McDonagh is by no means averse to gleeful bloodletting, as evident in his Oscar winning short film Six-Shooter (2006) that features an exploding cow. Six-Shooter also stars Brendan Gleeson and functioned as a remarkable calling card for future movie work like In Bruges. But both of these films focus as much on the conflicted consciences of the protagonists as they do on gory special effects.

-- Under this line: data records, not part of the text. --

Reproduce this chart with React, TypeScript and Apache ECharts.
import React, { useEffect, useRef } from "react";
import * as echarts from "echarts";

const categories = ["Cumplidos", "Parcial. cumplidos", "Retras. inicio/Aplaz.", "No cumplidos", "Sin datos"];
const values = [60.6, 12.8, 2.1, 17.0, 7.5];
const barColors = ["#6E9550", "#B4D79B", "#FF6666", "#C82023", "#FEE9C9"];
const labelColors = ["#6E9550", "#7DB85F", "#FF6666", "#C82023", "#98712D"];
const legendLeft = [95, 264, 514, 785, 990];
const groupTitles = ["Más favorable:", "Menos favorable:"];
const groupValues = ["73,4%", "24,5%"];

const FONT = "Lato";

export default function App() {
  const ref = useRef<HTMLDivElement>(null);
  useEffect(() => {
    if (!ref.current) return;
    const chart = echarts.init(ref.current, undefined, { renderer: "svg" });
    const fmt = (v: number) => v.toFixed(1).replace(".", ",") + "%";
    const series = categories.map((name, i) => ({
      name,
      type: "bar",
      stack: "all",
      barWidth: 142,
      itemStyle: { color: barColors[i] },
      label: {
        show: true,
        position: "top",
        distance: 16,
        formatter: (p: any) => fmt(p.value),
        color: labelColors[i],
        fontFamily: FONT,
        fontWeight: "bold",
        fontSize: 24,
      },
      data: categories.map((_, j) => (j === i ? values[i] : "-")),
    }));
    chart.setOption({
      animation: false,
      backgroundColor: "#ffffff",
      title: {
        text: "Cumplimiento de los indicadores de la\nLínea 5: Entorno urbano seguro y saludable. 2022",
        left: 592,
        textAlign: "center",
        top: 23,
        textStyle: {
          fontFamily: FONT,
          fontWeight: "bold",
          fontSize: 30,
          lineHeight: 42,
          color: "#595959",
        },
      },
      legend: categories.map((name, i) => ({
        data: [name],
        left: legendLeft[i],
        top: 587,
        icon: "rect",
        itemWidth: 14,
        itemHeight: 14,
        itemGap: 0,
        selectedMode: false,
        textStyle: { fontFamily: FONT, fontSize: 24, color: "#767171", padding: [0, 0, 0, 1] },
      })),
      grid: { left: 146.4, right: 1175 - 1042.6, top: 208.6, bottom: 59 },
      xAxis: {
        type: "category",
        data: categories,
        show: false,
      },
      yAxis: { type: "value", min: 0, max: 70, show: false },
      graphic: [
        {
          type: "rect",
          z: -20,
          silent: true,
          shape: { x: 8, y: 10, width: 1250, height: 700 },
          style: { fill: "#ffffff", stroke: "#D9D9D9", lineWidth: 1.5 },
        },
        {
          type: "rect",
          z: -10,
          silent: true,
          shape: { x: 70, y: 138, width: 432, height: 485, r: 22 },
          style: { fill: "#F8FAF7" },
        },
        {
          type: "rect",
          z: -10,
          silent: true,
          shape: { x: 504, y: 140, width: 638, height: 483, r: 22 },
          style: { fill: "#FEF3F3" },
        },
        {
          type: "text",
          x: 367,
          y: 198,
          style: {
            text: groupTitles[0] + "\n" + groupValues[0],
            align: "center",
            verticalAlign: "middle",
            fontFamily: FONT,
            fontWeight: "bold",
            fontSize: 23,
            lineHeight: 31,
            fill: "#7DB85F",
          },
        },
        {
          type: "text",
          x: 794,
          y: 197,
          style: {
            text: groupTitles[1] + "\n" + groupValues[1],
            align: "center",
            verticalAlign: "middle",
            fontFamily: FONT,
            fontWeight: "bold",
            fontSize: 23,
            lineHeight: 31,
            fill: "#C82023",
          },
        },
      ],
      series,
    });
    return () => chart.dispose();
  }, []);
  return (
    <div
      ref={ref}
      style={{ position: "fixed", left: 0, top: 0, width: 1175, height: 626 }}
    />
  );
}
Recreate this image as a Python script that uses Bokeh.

Of course, McDonagh’s dismissal of theatrical influences may be part of a cultivated posture that emphasizes his sui generis creativity rather than a typical artistic lineage. The titles of his plays allude to other Irish classics. A Skull in Connemara comes from Lucky’s monologue in Beckett’s Waiting for Godot and The Lonesome West is Christy Mahon’s description of rural Ireland in Synge’s Playboy of the Western World. McDonagh’s self-conscious connection to the high art of Ireland fused with a violent pop sensibility enriches his film and elevates it above the post-Tarantino, European peers like Matthew Vaughn (Layer Cake [2004]) and Guy Ritchie (Lock, Stock, and Two Smoking Barrels [1998]; Snatch [2000]). These British crime thrillers display a formal exuberance with their clever camera movements, cheeky dialogue, and giddy violence, but they lack the spirituality of McDonagh’s film. Though McDonagh clearly delights in images of gunplay, his attention to law and grace infuses his work with a seriousness worthy of St. Paul.

But the question remains: does Ray’s dilemma ever find resolution? Is there justification that overcomes the problematic insufficiency of forgiveness? In the final shoot-out, Harry, Ken, and Ray continually create rules for each other. Harry won’t shoot at Ray when a pregnant woman is nearby, and Ken won’t shoot Harry when they are standing face to face. (Harry does shoot Ken in the leg, but only because he made him come all the way to Bruges and a flesh wound seems only fair.) This rule-making functions as their submission to the law, and at every turn Ken tries to offer grace, Harry tries to exact punishment, and Ray tries to escape.

The final volley of gunshots puts Ray in position to be a means of grace to Harry, to offer more than simple forgiveness, which would be obviously futile. Harry, through an unlikely chain of events, finds himself in the same moral dilemma that sent Ray to Bruges, and his strict obedience to his gangsters’ law forces a swift and cruel response for killing an innocent person. In a blood-choked whisper, Ray tells Harry that he is mistaken, that what appeared to be the death of an innocent was merely a trompe l’oeil produced by the Bosch-inspired movie set nearby. This whisper creates Ray’s escape from judgment and shows unity with his enemy rather than their cycle of guilt and punishment. No sense is given that Ray’s conscience will be wholly appeased, but in the midst of guns and blood, McDonagh finds grace for lawless men.

Charles Andrews is Assistant Professor of English at Whitworth University.